Thursday, December 26, 2013

Stambovsky v. Ackley case brief

Stambovsky v. Ackley case brief summary
572 N.Y.S.2d 672 (1991)

CASE SYNOPSIS
Plaintiff appealed dismissal of his complaint by the Supreme Court, New York County (New York), in action seeking recission of contract for sale of a house that plaintiff later discovered had a reputation as being haunted.

CASE FACTS
Plaintiff contracted to purchase a house from defendant, and after the sale was complete plaintiff learned the house had a reputation as being possessed by poltergeists.
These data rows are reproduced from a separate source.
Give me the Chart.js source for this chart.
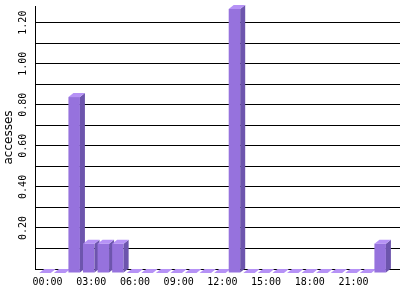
<!DOCTYPE html>
<html>
<head>
<meta charset="utf-8">
<script src="https://cdn.jsdelivr.net/npm/chart.js@4/dist/chart.umd.min.js"></script>
<style>
  html, body { margin: 0; padding: 0; background: #fff; }
  #wrap { width: 400px; height: 300px; }
</style>
</head>
<body>
<div id="wrap"><canvas id="accessChart"></canvas></div>
<script>
// hour of day (one bar per hour)
const hours = ['00:00', '01:00', '02:00', '03:00', '04:00', '05:00', '06:00', '07:00',
    '08:00', '09:00', '10:00', '11:00', '12:00', '13:00', '14:00', '15:00',
    '16:00', '17:00', '18:00', '19:00', '20:00', '21:00', '22:00', '23:00'];
// average accesses per hour
const accesses = [0, 0, 0.857, 0.143, 0.143, 0.143, 0, 0, 0, 0, 0, 0,
    0, 1.286, 0, 0, 0, 0, 0, 0, 0, 0, 0, 0.143];
// which hours get a label on the x axis
const labelHours = [0, 3, 6, 9, 12, 15, 18, 21];
// horizontal grid lines (every other one gets a label)
const gridValues = [0, 0.1, 0.2, 0.3, 0.4, 0.5, 0.6, 0.7, 0.8, 0.9, 1.0, 1.1, 1.2];

const FRONT = '#9672dd';
const TOP = '#b692f6';
const SIDE = '#6d55ad';
const DX = 5;   // depth of the fake 3d box
const DY = 4;

// draws every bar as a little box, using the positions chart.js worked out
const boxBars = {
    id: 'boxBars',
    afterDatasetsDraw(chart) {
        const ctx = chart.ctx;
        chart.getDatasetMeta(0).data.forEach(bar => {
            const w = bar.width;
            const left = bar.x - (w + DX) / 2;
            const right = left + w;
            const top = bar.y + DY;
            const bottom = bar.base + DY;

            ctx.save();
            // front
            if (bottom - top > 0.5) {
                ctx.fillStyle = FRONT;
                ctx.fillRect(left, top, w, bottom - top);
                // side
                ctx.fillStyle = SIDE;
                ctx.beginPath();
                ctx.moveTo(right, top);
                ctx.lineTo(right + DX, top - DY);
                ctx.lineTo(right + DX, bottom - DY);
                ctx.lineTo(right, bottom);
                ctx.closePath();
                ctx.fill();
            }
            // top
            ctx.fillStyle = TOP;
            ctx.beginPath();
            ctx.moveTo(left, top);
            ctx.lineTo(left + DX, top - DY);
            ctx.lineTo(right + DX, top - DY);
            ctx.lineTo(right, top);
            ctx.closePath();
            ctx.fill();
            ctx.restore();
        });
    }
};

const ctx = document.getElementById('accessChart').getContext('2d');

new Chart(ctx, {
    type: 'bar',
    data: {
        datasets: [{
            label: 'accesses',
            data: accesses.map((v, i) => ({ x: i, y: v })),
            backgroundColor: 'rgba(0,0,0,0)',
            barThickness: 11.5
        }]
    },
    options: {
        responsive: true,
        maintainAspectRatio: false,
        animation: false,
        layout: { padding: 0 },
        plugins: {
            legend: { display: false },
            tooltip: { enabled: false }
        },
        scales: {
            x: {
                type: 'linear',
                min: -0.86,
                max: 24.19,
                offset: false,
                afterBuildTicks: scale => {
                    scale.ticks = labelHours.map(h => ({ value: h }));
                },
                afterFit: scale => { scale.height = 31; },
                ticks: {
                    autoSkip: false,
                    maxRotation: 0,
                    padding: 7,
                    color: '#000',
                    font: { family: 'DejaVu Sans Mono', size: 10 },
                    callback: value => hours[value]
                },
                grid: { display: false, drawTicks: false },
                border: { display: true, color: '#000', width: 1 }
            },
            y: {
                min: 0,
                max: 1.281,
                afterBuildTicks: scale => {
                    scale.ticks = gridValues.map(v => ({ value: v }));
                },
                afterFit: scale => { scale.width = 35; },
                ticks: {
                    autoSkip: false,
                    minRotation: 90,
                    maxRotation: 90,
                    crossAlign: 'center',
                    padding: 0,
                    color: '#000',
                    font: { family: 'DejaVu Sans Mono', size: 10 },
                    callback: value => {
                        const tenth = Math.round(value * 10);
                        return (tenth > 0 && tenth % 2 === 0) ? value.toFixed(2) : '';
                    }
                },
                grid: { color: '#000', lineWidth: 1, drawTicks: false },
                border: { display: true, color: '#000', width: 1 },
                title: {
                    display: true,
                    text: 'accesses',
                    color: '#000',
                    padding: 2,
                    font: { family: 'DejaVu Sans', size: 12 }
                }
            }
        }
    },
    plugins: [boxBars]
});
</script>
</body>
</html>
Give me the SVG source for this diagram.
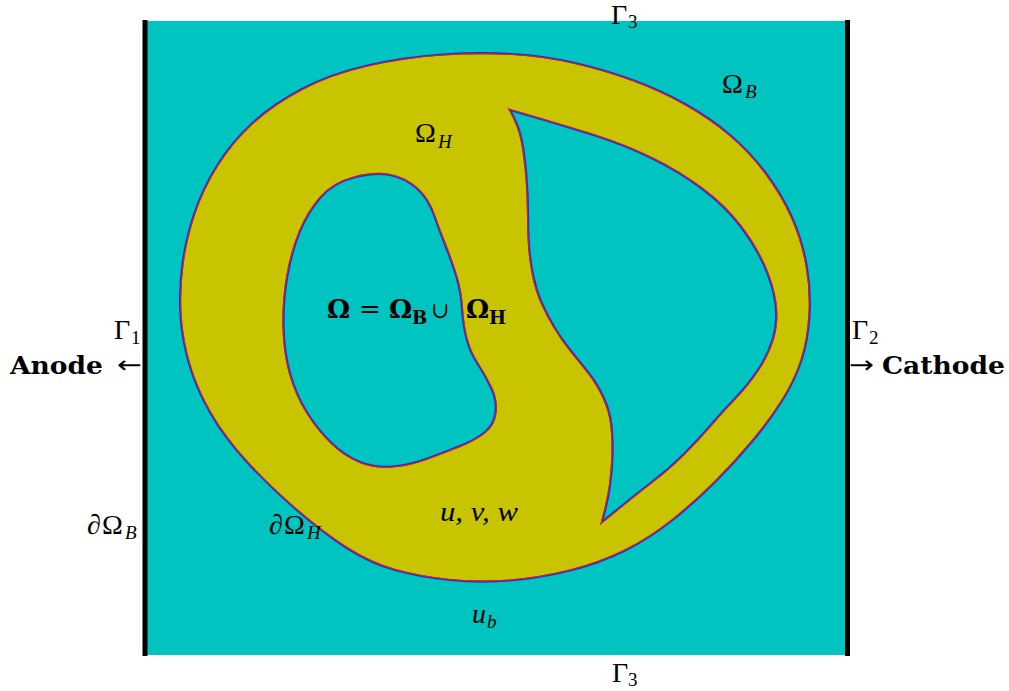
<svg xmlns="http://www.w3.org/2000/svg" width="1009" height="691" viewBox="0 0 1009 691">
<style>
.t{font-family:"Liberation Serif","DejaVu Serif",serif;font-size:28px;fill:#000}
.i{font-style:italic}
.s{font-size:19px}
.b{font-family:"DejaVu Serif","Liberation Serif",serif;font-weight:bold;font-size:25px}
.a{font-family:"DejaVu Sans",sans-serif;font-size:24px}
.edgeB{fill:none;stroke:#2a2ad8;stroke-width:2.2}
.edgeR{fill:none;stroke:#d82020;stroke-width:2.2}
</style>
<defs>
<path id="region" fill-rule="evenodd" d="M442.5,54.5 Q480,52 512.5,54 Q545,56 575,63 Q605,70 632.5,80 Q660,90 685,104 Q710,118 730,135 Q750,152 766,173.5 Q782,195 792,217.5 Q802,240 806.5,265 Q811,290 809.5,315 Q808,340 801.5,360 Q795,380 782.5,400 Q770,420 752.5,441 Q735,462 715,482 Q695,502 672.5,520 Q650,538 625,550.5 Q600,563 570,570.5 Q540,578 510,580.5 Q480,583 450,580 Q420,577 395,570 Q370,563 346,547.5 Q322,532 295,508.5 Q268,485 246.5,461.5 Q225,438 211,414 Q197,390 189.5,365 Q182,340 180.5,315 Q179,290 182.5,264 Q186,238 194.5,213 Q203,188 217.5,165 Q232,142 252,123.5 Q272,105 301,89.5 Q330,74 367.5,65.5 Q405,57 442.5,54.5 Z
M354,177.5 Q375,172 390,175 Q405,178 416.5,188 Q428,198 434,215 Q440,232 446,247 Q452,262 456.5,277 Q461,292 462,308.5 Q463,325 466.5,338.5 Q470,352 477.5,363.5 Q485,375 491,387.5 Q497,400 495.5,412.5 Q494,425 484.5,432.5 Q475,440 460,446 Q445,452 427.5,458.5 Q410,465 392.5,466.5 Q375,468 360,462 Q345,456 331.5,443 Q318,430 307,412.5 Q296,395 290,373.5 Q284,352 283.5,326 Q283,300 287.5,275 Q292,250 300,231 Q308,212 320.5,197.5 Q333,183 354,177.5 Z
M510,110 Q565,126 595,135.5 Q625,145 652.5,158.5 Q680,172 702.5,189 Q725,206 740,225.5 Q755,245 764,265 Q773,285 775.5,303.5 Q778,322 773,338.5 Q768,355 758,370 Q748,385 735,398.5 Q722,412 710,426 Q698,440 684,454 Q670,468 652.5,481.5 Q635,495 602,522 Q608,500 610,485 Q612,470 612.5,455 Q613,440 611.5,426 Q610,412 604,398.5 Q598,385 589,373.5 Q580,362 571,351 Q562,340 554.5,327.5 Q547,315 541.5,302.5 Q536,290 533,275 Q530,260 529,245 Q528,230 528,212.5 Q528,195 526.5,177.5 Q525,160 523,147.5 Q521,135 517.5,126 Q514,117 510,110 Z"/>
<clipPath id="clipY"><use href="#region" clip-rule="evenodd"/></clipPath>
</defs>
<rect width="1009" height="691" fill="#ffffff"/>
<g id="domain">
<rect x="147" y="21" width="699" height="634" fill="#00c4bf"/>
<use href="#region" fill="#c9c400"/>
<use href="#region" class="edgeB"/>
<g clip-path="url(#clipY)"><use href="#region" class="edgeR"/></g>
</g>
<g id="electrodes">
<rect x="142.5" y="20" width="5" height="636" fill="#000"/>
<rect x="845" y="20" width="5" height="636" fill="#000"/>
</g>
<g id="labels">
<text class="t" x="611" y="24">Γ<tspan class="s" x="628" y="28">3</tspan></text>
<text class="t" x="612" y="682">Γ<tspan class="s" x="628" y="686">3</tspan></text>
<text class="t" x="114" y="339">Γ<tspan class="s" x="131" y="344">1</tspan></text>
<text class="t" x="852" y="339">Γ<tspan class="s" x="869" y="344">2</tspan></text>
<text class="b" x="10" y="374" textLength="93" lengthAdjust="spacingAndGlyphs">Anode</text>
<text class="a" x="117" y="373" textLength="25" lengthAdjust="spacingAndGlyphs">←</text>
<text class="a" x="849" y="373" textLength="25" lengthAdjust="spacingAndGlyphs">→</text>
<text class="b" x="882" y="374" textLength="123" lengthAdjust="spacingAndGlyphs">Cathode</text>
<text class="t" x="415" y="142">Ω<tspan class="s i" x="438" y="148">H</tspan></text>
<text class="t" x="722" y="93">Ω<tspan class="s i" x="745" y="98">B</tspan></text>
<text class="t" x="87" y="534">∂<tspan x="102">Ω</tspan><tspan class="s i" x="125" y="539">B</tspan></text>
<text class="t" x="269" y="534">∂<tspan x="284">Ω</tspan><tspan class="s i" x="307" y="539">H</tspan></text>
<text class="t i" x="440" y="521" textLength="78" lengthAdjust="spacingAndGlyphs">u, v, w</text>
<text class="t i" x="472" y="623">u<tspan class="s" x="487" y="628">b</tspan></text>
<g font-family="'DejaVu Serif','Liberation Serif',serif" font-weight="bold">
<text x="327" y="318" font-size="26">Ω</text>
<text x="359" y="318" font-size="26" font-weight="normal">=</text>
<text x="389" y="318" font-size="26">Ω</text>
<text x="412" y="324" font-size="18">B</text>
<text x="431" y="318" font-size="22" font-weight="normal">∪</text>
<text x="466" y="318" font-size="26">Ω</text>
<text x="489" y="324" font-size="18">H</text>
</g>
</g>
</svg>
Plaintiff filed a complaint to rescind the contract, which was dismissed by the trial court.

DISCUSSION

  • The appellate court reversed. 
  • First, the court concluded that due to defendant's reports of the alleged hauntings in national and local publications, she was estopped to deny the poltergeists' existence and thus, as the court stated, "as a matter of law, the house [was] haunted." 
  • Noting that reports of hauntings lowered the resale value of the house, the court held that while caveat emptor prevented an action for damages, it did not prevent the equitable remedy of recission. 
  • Here, recission was appropriate since defendant not only took unfair advantage of plaintiff's ignorance as to the house's reputation, but defendant herself also had created and perpetuated that reputation.
CONCLUSION
Dismissal reversed, as while caveat emptor prevented an action for damages, it did not prevent plaintiff's desired equitable remedy of recission. Recission was appropriate since defendant took unfair advantage of plaintiff's ignorance of house's haunted reputation, which reputation defendant herself had created and perpetuated.